Possibly of interest wrt kinetic energy: Bert S. Hall's Weapons and Warfare in Renaissance Europe (p145) describes a test in which a early modern pistol was fired at a 16C breastplate from 8.5 m range. The calculated impact energy was 907 J (so more than eleven times the supposed "blunt force trauma" lethality threshold). The bullet did penetrate the breastplate, but in doing so expended practically all it's energy, failing to penetrate the linen beneath. The investigators concluded that a man wearing the breastplace would not have been killed or seriously injured, but merely bruised.

The original citation is:
Kalaus, P. "Schießversuche mit historischen Feuerwaffen des Landeszeughauses Graz und der Prüf-  und Versuchsstelle für Waffen und Munitionen des Amtes für Wehrtechnik." In Von alten Handfeuerwaffen: Entwicklung, Technik, Leistung ed. Peter Krenn, 41-113. Veröffentlichungen des Landeszeughauses Graz, 12. Graz: Landesmuseum Johanneum, 1989.

[Chuck the Grey]

Mea culpa. I didn't even think about copyright and I know better. It appears that old timers disease is worse than I thought.

I'd guess from a quick google that the article in question is Korfmann's from 1973. 

Yes it is Korfmann's article. It's older than I thought.

I'll read the article and post a summary here in the next couple of days. I'm still recovering from Thanksgiving; clean up, food coma, etc.

[Dave Beatty]

Possibly of interest wrt kinetic energy: Bert S. Hall's Weapons and Warfare in Renaissance Europe (p145) describes a test in which a early modern pistol was fired at a 16C breastplate from 8.5 m range. The calculated impact energy was 907 J (so more than eleven times the supposed "blunt force trauma" lethality threshold). The bullet did penetrate the breastplate, but in doing so expended practically all it's energy, failing to penetrate the linen beneath. The investigators concluded that a man wearing the breastplace would not have been killed or seriously injured, but merely bruised.

I would agree with investigators on this one.  I can say from personal experience that being shot with an AK-47 at long range (1000 yards or so) the bullet did not penetrate my old Vietnam issue flak jacket but it sure did knock me on my ass and leave a nasty bruise over most of my chest.  In a different engagement, a colleague was shot in the head at close range (20 yards) by an AK-47 and the bullet did not penetrate his new fangled Kevlar helmet (this was in Grenada in 1983).  The kid's helmet went flying but he was entirely uninjured. The helmet (complete with 7.62 bullet lodged therein) is in the museum at Ft Bragg last I saw it.

[Patrick Waterson]

I would agree with investigators on this one.  I can say from personal experience that being shot with an AK-47 at long range (1000 yards or so) the bullet did not penetrate my old Vietnam issue flak jacket but it sure did knock me on my ass and leave a nasty bruise over most of my chest.

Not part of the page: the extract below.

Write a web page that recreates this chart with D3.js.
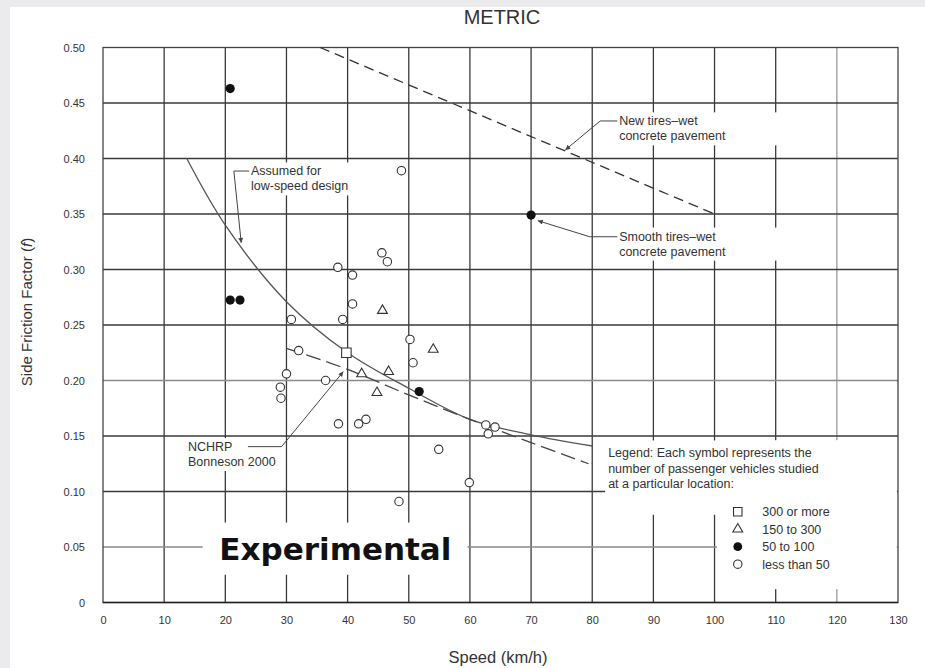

Dave, I am surprised anyone could hit a target with an AK47 at 1,000 yards or so.  Are you sure it was not a Dragunov (SVD-63) sniper rifle?  Those things were pretty accurate and I suspect that Charlie was aiming for your head but thankfully failed to allow for bullet drop.

Muzzle velocity on an SVD is about 830 m/s compared with the AK-47's 715 m/s, this being from a 7.62x54mm cartridge instead of 7.62x39mm.  Not sure what the impact energy would be at 1,000 yards but the word 'considerable' comes to mind.

I'd guess from a quick google that the article in question is Korfmann's from 1973.  I wasn't able to find that online but did find this which might be of interest :

http://www.academia.edu/176644/New_Experimental_Data_on_the_Distance_of_Sling_Projectiles

Yes, of particular interest is this snippet from the conclusion:

"The previous maximum downslope distance model very significantly underestimates the range that an experienced adult male slinger can cast stones."